— Start —
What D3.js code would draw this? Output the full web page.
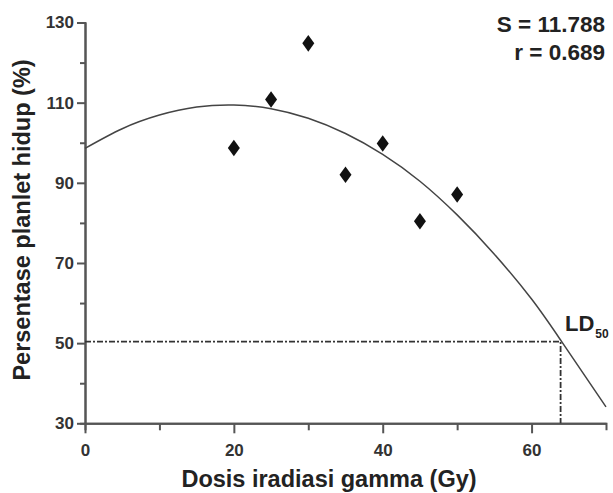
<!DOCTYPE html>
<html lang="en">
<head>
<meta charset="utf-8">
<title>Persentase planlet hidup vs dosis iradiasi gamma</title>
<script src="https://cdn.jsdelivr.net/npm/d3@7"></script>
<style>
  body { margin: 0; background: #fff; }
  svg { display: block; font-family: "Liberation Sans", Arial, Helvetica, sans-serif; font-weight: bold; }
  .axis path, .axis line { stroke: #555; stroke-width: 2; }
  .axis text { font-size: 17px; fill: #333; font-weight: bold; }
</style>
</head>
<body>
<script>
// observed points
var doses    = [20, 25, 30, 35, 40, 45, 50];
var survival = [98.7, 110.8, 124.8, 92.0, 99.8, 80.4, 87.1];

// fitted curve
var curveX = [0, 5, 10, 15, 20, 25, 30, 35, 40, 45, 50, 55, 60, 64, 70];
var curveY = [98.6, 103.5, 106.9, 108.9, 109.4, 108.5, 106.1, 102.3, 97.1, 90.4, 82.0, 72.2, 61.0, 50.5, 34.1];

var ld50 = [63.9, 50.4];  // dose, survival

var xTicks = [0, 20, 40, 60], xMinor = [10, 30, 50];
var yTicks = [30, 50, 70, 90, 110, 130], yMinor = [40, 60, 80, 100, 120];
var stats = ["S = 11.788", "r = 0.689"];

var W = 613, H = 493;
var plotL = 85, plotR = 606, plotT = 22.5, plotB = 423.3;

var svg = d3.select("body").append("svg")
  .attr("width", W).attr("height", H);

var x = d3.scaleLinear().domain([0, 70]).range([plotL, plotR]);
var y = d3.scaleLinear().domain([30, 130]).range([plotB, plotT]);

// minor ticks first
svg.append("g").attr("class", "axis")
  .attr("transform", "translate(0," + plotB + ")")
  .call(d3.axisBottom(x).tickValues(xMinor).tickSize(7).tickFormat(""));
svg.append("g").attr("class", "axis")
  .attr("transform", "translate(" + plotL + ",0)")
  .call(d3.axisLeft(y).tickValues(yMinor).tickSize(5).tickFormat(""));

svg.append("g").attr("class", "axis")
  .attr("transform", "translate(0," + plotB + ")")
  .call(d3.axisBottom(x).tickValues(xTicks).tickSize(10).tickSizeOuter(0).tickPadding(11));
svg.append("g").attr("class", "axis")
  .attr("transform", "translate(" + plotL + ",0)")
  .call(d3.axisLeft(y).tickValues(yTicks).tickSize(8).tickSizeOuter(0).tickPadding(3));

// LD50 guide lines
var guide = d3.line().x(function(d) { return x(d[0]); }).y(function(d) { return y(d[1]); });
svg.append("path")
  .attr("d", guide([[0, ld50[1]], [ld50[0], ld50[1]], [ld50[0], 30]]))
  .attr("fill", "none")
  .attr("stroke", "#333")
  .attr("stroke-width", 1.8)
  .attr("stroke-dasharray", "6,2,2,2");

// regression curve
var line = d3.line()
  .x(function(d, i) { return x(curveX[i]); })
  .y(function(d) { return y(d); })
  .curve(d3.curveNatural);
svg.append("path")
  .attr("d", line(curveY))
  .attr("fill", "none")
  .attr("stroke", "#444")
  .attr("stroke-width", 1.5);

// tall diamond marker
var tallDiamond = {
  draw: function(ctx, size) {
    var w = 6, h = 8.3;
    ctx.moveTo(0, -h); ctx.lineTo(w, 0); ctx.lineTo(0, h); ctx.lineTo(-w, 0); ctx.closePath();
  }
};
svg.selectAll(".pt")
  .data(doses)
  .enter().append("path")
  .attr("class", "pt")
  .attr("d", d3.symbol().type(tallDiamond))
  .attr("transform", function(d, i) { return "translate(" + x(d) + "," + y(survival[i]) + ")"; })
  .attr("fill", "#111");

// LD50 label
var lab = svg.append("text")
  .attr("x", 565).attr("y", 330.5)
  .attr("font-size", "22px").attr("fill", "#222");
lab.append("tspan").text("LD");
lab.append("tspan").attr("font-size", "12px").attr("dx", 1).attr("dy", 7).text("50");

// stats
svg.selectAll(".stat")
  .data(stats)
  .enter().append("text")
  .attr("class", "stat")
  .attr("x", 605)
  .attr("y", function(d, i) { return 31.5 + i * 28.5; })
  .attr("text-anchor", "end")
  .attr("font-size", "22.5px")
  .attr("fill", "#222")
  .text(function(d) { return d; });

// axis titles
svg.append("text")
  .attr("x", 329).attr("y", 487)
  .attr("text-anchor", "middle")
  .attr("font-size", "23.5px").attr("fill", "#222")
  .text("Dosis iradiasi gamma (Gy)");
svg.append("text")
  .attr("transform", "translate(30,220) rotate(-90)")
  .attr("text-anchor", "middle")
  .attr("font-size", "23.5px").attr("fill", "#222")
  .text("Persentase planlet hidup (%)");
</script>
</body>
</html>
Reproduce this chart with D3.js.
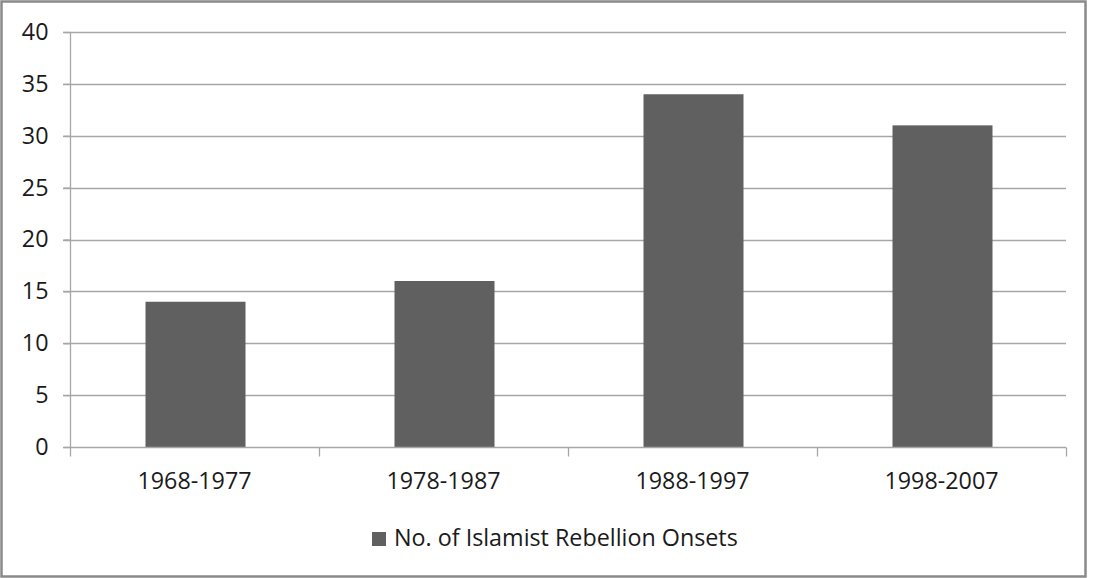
— End —
### Work required:
Transcribe all entries above exactly. Drop the pictures.

### Output of the task:
What D3.js code would draw this? Output the full web page.
<!DOCTYPE html>
<html lang="en">
<head>
<meta charset="utf-8">
<title>Persentase planlet hidup vs dosis iradiasi gamma</title>
<script src="https://cdn.jsdelivr.net/npm/d3@7"></script>
<style>
  body { margin: 0; background: #fff; }
  svg { display: block; font-family: "Liberation Sans", Arial, Helvetica, sans-serif; font-weight: bold; }
  .axis path, .axis line { stroke: #555; stroke-width: 2; }
  .axis text { font-size: 17px; fill: #333; font-weight: bold; }
</style>
</head>
<body>
<script>
// observed points
var doses    = [20, 25, 30, 35, 40, 45, 50];
var survival = [98.7, 110.8, 124.8, 92.0, 99.8, 80.4, 87.1];

// fitted curve
var curveX = [0, 5, 10, 15, 20, 25, 30, 35, 40, 45, 50, 55, 60, 64, 70];
var curveY = [98.6, 103.5, 106.9, 108.9, 109.4, 108.5, 106.1, 102.3, 97.1, 90.4, 82.0, 72.2, 61.0, 50.5, 34.1];

var ld50 = [63.9, 50.4];  // dose, survival

var xTicks = [0, 20, 40, 60], xMinor = [10, 30, 50];
var yTicks = [30, 50, 70, 90, 110, 130], yMinor = [40, 60, 80, 100, 120];
var stats = ["S = 11.788", "r = 0.689"];

var W = 613, H = 493;
var plotL = 85, plotR = 606, plotT = 22.5, plotB = 423.3;

var svg = d3.select("body").append("svg")
  .attr("width", W).attr("height", H);

var x = d3.scaleLinear().domain([0, 70]).range([plotL, plotR]);
var y = d3.scaleLinear().domain([30, 130]).range([plotB, plotT]);

// minor ticks first
svg.append("g").attr("class", "axis")
  .attr("transform", "translate(0," + plotB + ")")
  .call(d3.axisBottom(x).tickValues(xMinor).tickSize(7).tickFormat(""));
svg.append("g").attr("class", "axis")
  .attr("transform", "translate(" + plotL + ",0)")
  .call(d3.axisLeft(y).tickValues(yMinor).tickSize(5).tickFormat(""));

svg.append("g").attr("class", "axis")
  .attr("transform", "translate(0," + plotB + ")")
  .call(d3.axisBottom(x).tickValues(xTicks).tickSize(10).tickSizeOuter(0).tickPadding(11));
svg.append("g").attr("class", "axis")
  .attr("transform", "translate(" + plotL + ",0)")
  .call(d3.axisLeft(y).tickValues(yTicks).tickSize(8).tickSizeOuter(0).tickPadding(3));

// LD50 guide lines
var guide = d3.line().x(function(d) { return x(d[0]); }).y(function(d) { return y(d[1]); });
svg.append("path")
  .attr("d", guide([[0, ld50[1]], [ld50[0], ld50[1]], [ld50[0], 30]]))
  .attr("fill", "none")
  .attr("stroke", "#333")
  .attr("stroke-width", 1.8)
  .attr("stroke-dasharray", "6,2,2,2");

// regression curve
var line = d3.line()
  .x(function(d, i) { return x(curveX[i]); })
  .y(function(d) { return y(d); })
  .curve(d3.curveNatural);
svg.append("path")
  .attr("d", line(curveY))
  .attr("fill", "none")
  .attr("stroke", "#444")
  .attr("stroke-width", 1.5);

// tall diamond marker
var tallDiamond = {
  draw: function(ctx, size) {
    var w = 6, h = 8.3;
    ctx.moveTo(0, -h); ctx.lineTo(w, 0); ctx.lineTo(0, h); ctx.lineTo(-w, 0); ctx.closePath();
  }
};
svg.selectAll(".pt")
  .data(doses)
  .enter().append("path")
  .attr("class", "pt")
  .attr("d", d3.symbol().type(tallDiamond))
  .attr("transform", function(d, i) { return "translate(" + x(d) + "," + y(survival[i]) + ")"; })
  .attr("fill", "#111");

// LD50 label
var lab = svg.append("text")
  .attr("x", 565).attr("y", 330.5)
  .attr("font-size", "22px").attr("fill", "#222");
lab.append("tspan").text("LD");
lab.append("tspan").attr("font-size", "12px").attr("dx", 1).attr("dy", 7).text("50");

// stats
svg.selectAll(".stat")
  .data(stats)
  .enter().append("text")
  .attr("class", "stat")
  .attr("x", 605)
  .attr("y", function(d, i) { return 31.5 + i * 28.5; })
  .attr("text-anchor", "end")
  .attr("font-size", "22.5px")
  .attr("fill", "#222")
  .text(function(d) { return d; });

// axis titles
svg.append("text")
  .attr("x", 329).attr("y", 487)
  .attr("text-anchor", "middle")
  .attr("font-size", "23.5px").attr("fill", "#222")
  .text("Dosis iradiasi gamma (Gy)");
svg.append("text")
  .attr("transform", "translate(30,220) rotate(-90)")
  .attr("text-anchor", "middle")
  .attr("font-size", "23.5px").attr("fill", "#222")
  .text("Persentase planlet hidup (%)");
</script>
</body>
</html>
Reproduce this chart with D3.js.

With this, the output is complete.